> _Stated task_: With all pictures omitted, return verbatim the lines from the beginning of the records below through the line containing "from matplotlib.ticker import FuncFormatter".

> _Extracted information_:

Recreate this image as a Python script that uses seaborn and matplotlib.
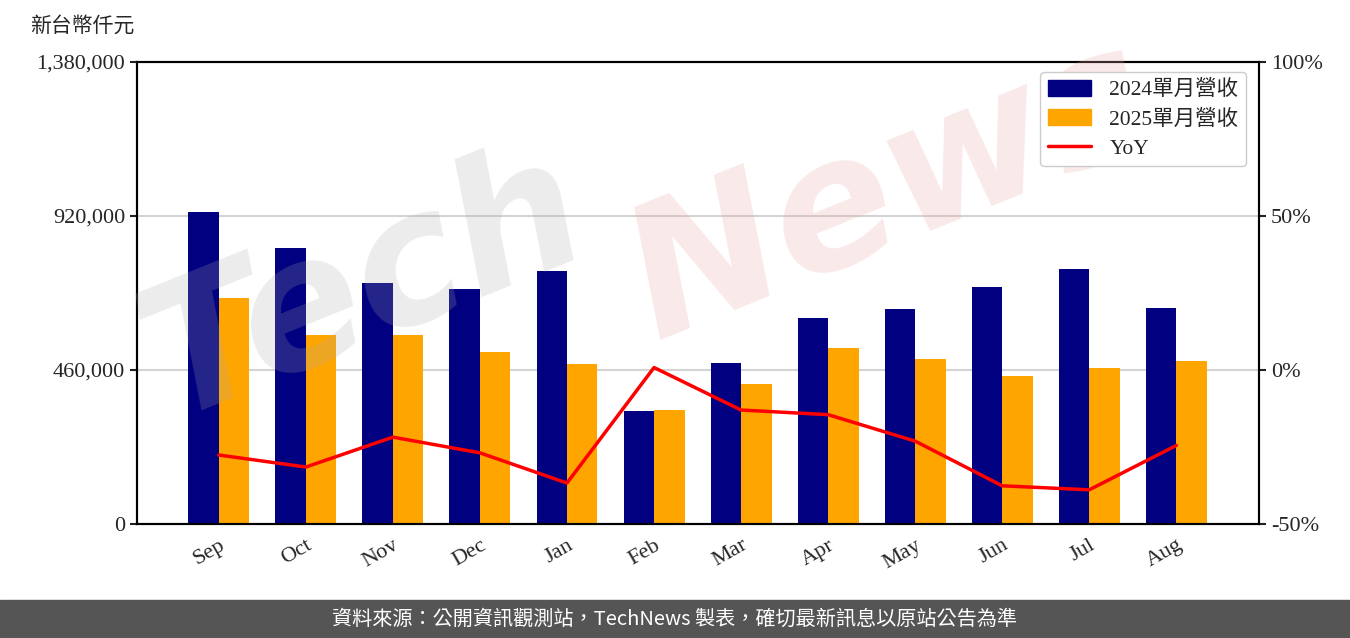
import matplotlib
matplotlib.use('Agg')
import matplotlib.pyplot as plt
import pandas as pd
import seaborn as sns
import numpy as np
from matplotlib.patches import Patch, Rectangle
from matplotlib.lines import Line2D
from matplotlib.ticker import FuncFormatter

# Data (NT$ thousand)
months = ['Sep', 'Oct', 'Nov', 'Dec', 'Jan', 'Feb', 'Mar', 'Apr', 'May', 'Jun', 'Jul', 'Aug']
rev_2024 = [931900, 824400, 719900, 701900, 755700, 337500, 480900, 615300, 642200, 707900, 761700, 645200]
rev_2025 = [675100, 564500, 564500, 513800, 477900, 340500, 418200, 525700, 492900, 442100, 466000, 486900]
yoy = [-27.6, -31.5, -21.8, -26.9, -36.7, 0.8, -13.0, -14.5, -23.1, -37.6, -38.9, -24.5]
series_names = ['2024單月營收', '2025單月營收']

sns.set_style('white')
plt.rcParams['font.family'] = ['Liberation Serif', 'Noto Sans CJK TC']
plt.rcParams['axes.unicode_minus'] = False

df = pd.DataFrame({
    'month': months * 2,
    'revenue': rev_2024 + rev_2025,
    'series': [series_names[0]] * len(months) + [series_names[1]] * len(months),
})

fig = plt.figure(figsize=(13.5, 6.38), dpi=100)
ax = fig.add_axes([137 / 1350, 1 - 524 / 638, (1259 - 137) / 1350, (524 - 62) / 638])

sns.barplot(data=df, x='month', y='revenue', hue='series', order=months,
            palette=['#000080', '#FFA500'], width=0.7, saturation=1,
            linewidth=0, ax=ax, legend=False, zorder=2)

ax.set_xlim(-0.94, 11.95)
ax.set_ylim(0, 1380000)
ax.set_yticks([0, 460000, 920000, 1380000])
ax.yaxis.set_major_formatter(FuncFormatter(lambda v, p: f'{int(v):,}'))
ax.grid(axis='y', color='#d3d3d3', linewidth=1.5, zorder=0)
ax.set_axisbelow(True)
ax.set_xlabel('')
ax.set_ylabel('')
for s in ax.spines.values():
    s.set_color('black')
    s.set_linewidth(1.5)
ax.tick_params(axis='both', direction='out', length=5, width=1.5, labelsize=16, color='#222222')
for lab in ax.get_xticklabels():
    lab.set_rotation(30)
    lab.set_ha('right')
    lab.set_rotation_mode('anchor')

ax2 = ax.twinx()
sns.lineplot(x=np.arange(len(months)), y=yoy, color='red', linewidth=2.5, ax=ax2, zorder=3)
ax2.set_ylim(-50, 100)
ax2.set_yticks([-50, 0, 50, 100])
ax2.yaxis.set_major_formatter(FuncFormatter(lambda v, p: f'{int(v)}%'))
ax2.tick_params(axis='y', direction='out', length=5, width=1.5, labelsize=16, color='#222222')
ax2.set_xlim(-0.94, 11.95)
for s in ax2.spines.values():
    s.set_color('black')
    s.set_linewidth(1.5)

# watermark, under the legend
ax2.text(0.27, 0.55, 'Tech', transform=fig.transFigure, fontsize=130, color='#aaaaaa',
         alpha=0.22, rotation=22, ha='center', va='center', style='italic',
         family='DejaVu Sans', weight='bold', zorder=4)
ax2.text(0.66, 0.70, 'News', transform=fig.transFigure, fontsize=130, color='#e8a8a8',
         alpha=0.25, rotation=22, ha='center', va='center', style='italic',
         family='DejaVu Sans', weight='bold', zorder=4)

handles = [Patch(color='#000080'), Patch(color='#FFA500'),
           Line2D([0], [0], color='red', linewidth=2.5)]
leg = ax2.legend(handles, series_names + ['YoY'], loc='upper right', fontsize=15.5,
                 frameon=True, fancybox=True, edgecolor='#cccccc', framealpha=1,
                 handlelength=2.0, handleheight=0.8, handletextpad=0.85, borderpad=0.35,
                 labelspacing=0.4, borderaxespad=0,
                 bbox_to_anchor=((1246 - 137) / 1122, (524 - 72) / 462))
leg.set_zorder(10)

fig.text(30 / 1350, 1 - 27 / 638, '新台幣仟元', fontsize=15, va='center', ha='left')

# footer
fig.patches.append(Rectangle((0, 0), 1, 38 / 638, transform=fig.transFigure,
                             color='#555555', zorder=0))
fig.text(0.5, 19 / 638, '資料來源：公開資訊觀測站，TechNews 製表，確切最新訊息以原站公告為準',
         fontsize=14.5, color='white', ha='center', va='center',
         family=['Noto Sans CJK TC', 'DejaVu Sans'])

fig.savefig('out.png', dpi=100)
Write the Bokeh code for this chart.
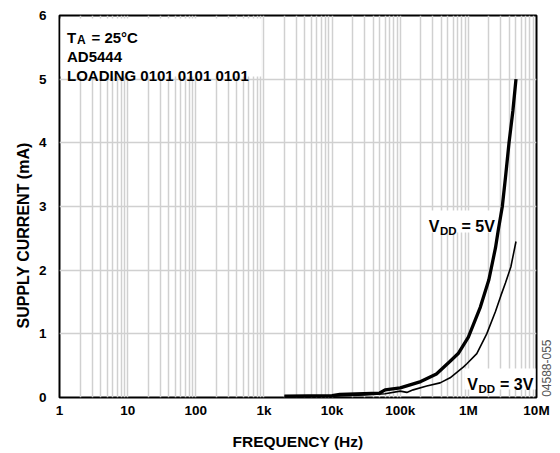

> _Output of the task_:
Recreate this image as a Python script that uses seaborn and matplotlib.
import matplotlib
matplotlib.use('Agg')
import matplotlib.pyplot as plt
import pandas as pd
import seaborn as sns
import numpy as np
from matplotlib.patches import Patch, Rectangle
from matplotlib.lines import Line2D
from matplotlib.ticker import FuncFormatter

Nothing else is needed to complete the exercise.